If Eucalyptus works, we’ll see the company continue to grow as a piece of the fabric and bring this cloud object into the enterprise toolkit in a substantial way. IT leaders will start to plan around it, model it, and evolve it into core practices, disaster recovery, and the many scenarios around turning down and bursting resources.
To do all of this, Eucalyptus creates a lens to distributed resources, a join of all the facets of the cloud that should move to keep in sync. This model is built on core compute fabric that is offered by Amazon to isolate the simplest go-to-market pattern for connecting enterprise and public resources. Here, we see a view of this model from the white paper.
A Pristine Forest of Enterprise Cloud Servers
We have a few questions left remaining, so we plan on keeping in touch with Eucalyptus.
- Will Eucyluptus gain enough mass in the private cloud while continuing a cozy relationship with Amazon?
- Will Eucalyptus bring forward competitors to AWS and/or commoditize Amazon’s services by offering “in parity” providers? Is it possible to compete?
- What impacts might this have to VMware’s core offerings, will this move VMware offering cloud computing closer to Amazon’s AWS
- How does this impact software that is packaged for a data center and/or cloud?
- Will this model become critical mass for deploying Amazon? How does it trend with the deployments of Amazon’s model of creating private data centers and cloud monitoring services?
Also, a bigger question came to mind.
Is this Eucalyptus further evidence that AWS was “the shot heard round the world“? Computing may never be the same, as freedom has rung now that the base computing solution is in the cloud?
It really feels like competing has forever changed, and as a server, it just doesn’t make sense to be a alone, when a forest is all around you.
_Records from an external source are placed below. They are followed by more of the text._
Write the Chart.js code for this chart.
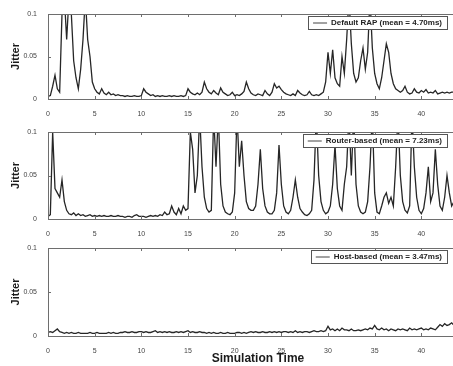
<!DOCTYPE html>
<html>
<head>
<meta charset="utf-8">
<script src="https://cdn.jsdelivr.net/npm/chart.js@4.4.0/dist/chart.umd.min.js"></script>
<style>
  html, body { margin: 0; padding: 0; background: #fff; }
  #wrap { position: relative; width: 453px; height: 366px; overflow: hidden; }
  canvas { position: absolute; left: 0; }
</style>
</head>
<body>
<div id="wrap">
  <canvas id="rap" width="476" height="117" style="top:0"></canvas>
  <canvas id="router" width="476" height="119" style="top:118px"></canvas>
  <canvas id="host" width="476" height="129" style="top:237px"></canvas>
</div>
<script>
// jitter samples, one every 0.25 s of simulation time (4 per row = 1 s)
const sampleStep = 0.25;

const rapJitter = [
  .003, .004, .015, .028,   .012, .008, .100, .120,   .070, .120, .100, .045,
  .025, .012, .035, .070,   .120, .070, .050, .020,   .012, .008, .006, .012,
  .007, .005, .008, .005,   .006, .004, .005, .004,   .004, .003, .004, .003,
  .003, .004, .003, .003,   .004, .012, .008, .006,   .004, .005, .003, .004,
  .003, .004, .003, .003,   .004, .003, .004, .003,   .003, .004, .003, .004,
  .012, .008, .006, .005,   .007, .005, .008, .020,   .012, .008, .006, .010,
  .007, .005, .013, .008,   .006, .004, .005, .008,   .004, .005, .004, .006,
  .009, .020, .012, .007,   .005, .004, .006, .005,   .004, .010, .006, .004,
  .008, .018, .013, .015,   .011, .008, .006, .005,   .004, .006, .004, .010,
  .007, .005, .004, .005,   .009, .005, .004, .005,   .004, .006, .008, .020,
  .055, .030, .058, .025,   .018, .015, .050, .030,   .070, .120, .065, .030,
  .020, .025, .045, .060,   .035, .055, .120, .060,   .030, .018, .012, .025,
  .045, .065, .055, .030,   .018, .012, .010, .008,   .010, .015, .008, .006,
  .007, .012, .008, .007,   .010, .008, .011, .007,   .008, .007, .010, .006,
  .007, .008, .007, .008,   .007, .008, .008, .007
];

const routerJitter = [
  .003, .005, .100, .035,   .030, .025, .045, .020,   .010, .006, .005, .007,
  .004, .006, .004, .005,   .003, .004, .005, .003,   .004, .003, .004, .003,
  .004, .003, .003, .004,   .003, .003, .004, .003,   .003, .002, .003, .003,
  .002, .004, .005, .003,   .003, .003, .002, .003,   .004, .003, .004, .003,
  .005, .004, .008, .005,   .006, .015, .008, .005,   .012, .006, .015, .010,
  .012, .100, .080, .030,   .050, .120, .060, .025,   .012, .008, .010, .120,
  .060, .120, .040, .015,   .008, .006, .005, .008,   .030, .120, .060, .090,
  .050, .020, .012, .010,   .010, .015, .040, .080,   .035, .015, .008, .006,
  .006, .010, .030, .085,   .040, .015, .008, .006,   .010, .025, .045, .025,
  .012, .008, .005, .004,   .006, .010, .045, .120,   .050, .020, .010, .006,
  .008, .015, .040, .085,   .035, .015, .010, .040,   .060, .120, .050, .120,
  .040, .015, .008, .006,   .008, .020, .060, .120,   .030, .008, .006, .015,
  .025, .030, .018, .025,   .015, .060, .120, .050,   .020, .010, .007, .015,
  .120, .060, .025, .010,   .006, .012, .030, .060,   .020, .030, .080, .040,
  .015, .010, .025, .050,   .030, .015, .020, .035
];

const hostJitter = [
  .004, .005, .004, .006,   .008, .005, .004, .003,   .004, .003, .004, .003,
  .003, .004, .003, .003,   .003, .003, .004, .003,   .003, .004, .003, .003,
  .003, .003, .004, .003,   .004, .003, .003, .004,   .004, .005, .004, .004,
  .005, .004, .004, .005,   .005, .004, .005, .004,   .004, .005, .006, .004,
  .005, .004, .005, .004,   .005, .004, .004, .005,   .004, .005, .004, .005,
  .006, .004, .005, .004,   .004, .005, .004, .004,   .003, .004, .003, .004,
  .003, .003, .004, .003,   .003, .004, .003, .003,   .003, .004, .004, .003,
  .004, .003, .004, .005,   .004, .005, .004, .004,   .005, .004, .004, .005,
  .004, .005, .004, .005,   .004, .005, .005, .004,   .005, .004, .006, .004,
  .005, .004, .005, .005,   .004, .005, .006, .005,   .005, .006, .005, .006,
  .011, .007, .008, .006,   .008, .006, .009, .007,   .007, .006, .008, .006,
  .006, .007, .006, .007,   .008, .007, .009, .008,   .012, .008, .007, .009,
  .007, .008, .006, .008,   .007, .006, .008, .007,   .008, .007, .006, .009,
  .007, .008, .007, .008,   .009, .007, .008, .007,   .009, .008, .007, .010,
  .013, .011, .014, .012,   .013, .015, .012, .014
];

const xTicks = [0, 5, 10, 15, 20, 25, 30, 35, 40, 45];
const yTicks = [0, 0.05, 0.1];

const toPoints = vals => vals.map((v, i) => ({ x: i * sampleStep, y: v }));

// matlab-ish box, inward ticks and a boxed legend in the top-right corner
const matlabFrame = {
  id: 'matlabFrame',
  afterDraw(chart) {
    const { ctx, chartArea: a, scales: { x, y } } = chart;
    ctx.save();
    ctx.strokeStyle = '#6e6e6e';
    ctx.lineWidth = 1;
    ctx.strokeRect(Math.round(a.left) + 0.5, Math.round(a.top) + 0.5, Math.round(a.width), Math.round(a.height));

    ctx.beginPath();
    xTicks.forEach(v => {
      const px = Math.round(x.getPixelForValue(v)) + 0.5;
      ctx.moveTo(px, a.bottom); ctx.lineTo(px, a.bottom - 3);
      ctx.moveTo(px, a.top); ctx.lineTo(px, a.top + 3);
    });
    yTicks.forEach(v => {
      const py = Math.round(y.getPixelForValue(v)) + 0.5;
      ctx.moveTo(a.left, py); ctx.lineTo(a.left + 3, py);
    });
    ctx.stroke();

    const label = chart.data.datasets[0].label;
    ctx.font = 'bold 8px "Liberation Sans", Arial, sans-serif';
    const tw = ctx.measureText(label).width;
    const boxR = a.right - 21;
    const boxW = tw + 28;
    const boxL = boxR - boxW;
    const boxT = a.top + 2;
    ctx.fillStyle = '#fff';
    ctx.fillRect(boxL, boxT, boxW, 13);
    ctx.strokeStyle = '#555';
    ctx.strokeRect(Math.round(boxL) + 0.5, boxT + 0.5, Math.round(boxW), 13);
    ctx.beginPath();
    ctx.strokeStyle = '#444';
    ctx.moveTo(boxL + 5, boxT + 7); ctx.lineTo(boxL + 19, boxT + 7);
    ctx.stroke();
    ctx.fillStyle = '#222';
    ctx.textBaseline = 'middle';
    ctx.fillText(label, boxL + 23, boxT + 7);
    ctx.restore();
  }
};

const makePanel = (id, label, values, padTop, xTitle) => {
  return new Chart(document.getElementById(id), {
    type: 'line',
    data: {
      datasets: [{
        label: label,
        data: toPoints(values),
        borderColor: '#262626',
        borderWidth: 1.3,
        pointRadius: 0,
        tension: 0
      }]
    },
    options: {
      responsive: false,
      animation: false,
      layout: { padding: { top: padTop, right: 8, left: 0, bottom: 0 } },
      plugins: {
        legend: { display: false },
        tooltip: { enabled: false }
      },
      scales: {
        x: {
          type: 'linear',
          min: 0,
          max: 45,
          afterFit: s => { s.height = xTitle ? 30 : 18; },
          afterBuildTicks: s => { s.ticks = xTicks.map(v => ({ value: v })); },
          grid: { display: false },
          border: { display: false },
          ticks: {
            color: '#444',
            font: { size: 7, family: '"Liberation Sans", Arial, sans-serif' },
            padding: 3,
            maxRotation: 0
          },
          title: {
            display: !!xTitle,
            text: xTitle || '',
            color: '#1a1a1a',
            font: { size: 12, weight: 'bold', family: '"Liberation Sans", Arial, sans-serif' },
            padding: { top: 1, bottom: 0 }
          }
        },
        y: {
          min: 0,
          max: 0.1,
          afterFit: s => { s.width = 48; },
          afterBuildTicks: s => { s.ticks = yTicks.map(v => ({ value: v })); },
          grid: { display: false },
          border: { display: false },
          ticks: {
            color: '#444',
            font: { size: 7, family: '"Liberation Sans", Arial, sans-serif' },
            padding: 3,
            callback: v => String(+v.toFixed(2))
          },
          title: {
            display: true,
            text: 'Jitter',
            color: '#1a1a1a',
            font: { size: 11, weight: 'bold', family: '"Liberation Sans", Arial, sans-serif' },
            padding: { top: 9, bottom: 0 }
          }
        }
      }
    },
    plugins: [matlabFrame]
  });
};

makePanel('rap', 'Default RAP (mean = 4.70ms)', rapJitter, 14);
makePanel('router', 'Router-based (mean = 7.23ms)', routerJitter, 14);
makePanel('host', 'Host-based (mean = 3.47ms)', hostJitter, 11, 'Simulation Time');
</script>
</body>
</html>
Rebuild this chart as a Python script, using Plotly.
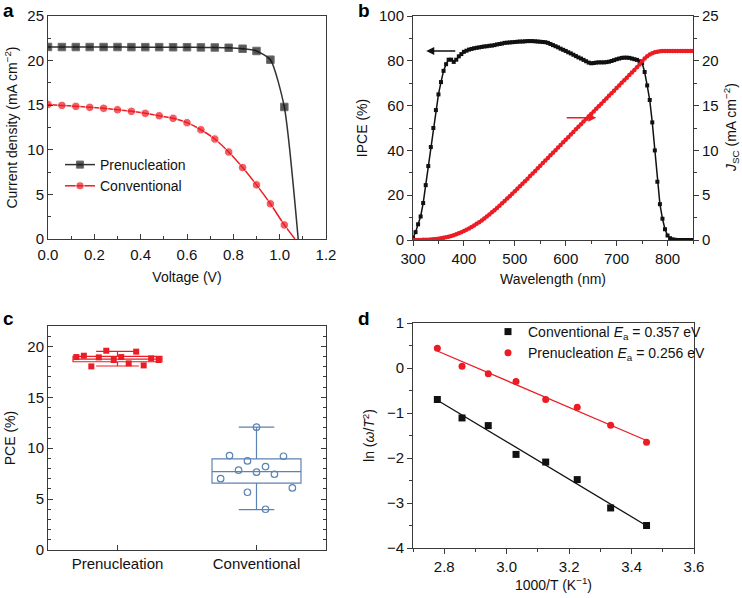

Open Source – Fastest Way to 10 million downloads
Eucalyptus seems to have chose the path of least resistance, and brought open source into its corner. Becoming packaged at the core, in the Linux distribution and connected to other fabric it has the opportunity to grow quickly.
And, since it’s a private cloud, it can also grow for critical tasks. To that end, we see friends of open source, like Intel, Extreme, and Ubuntu ready to go the distance with Eucalyptus in their stacks.
We asked about traction for the product. Dr. Wolski chuckled a bit when he mentioned the large volume of downloads it has received with company partners. “It’s rewarding being in open source model. It’s in the core of our company and our motivations”.
Can you win by binding dominant platforms with open source? And, is that itself, open source?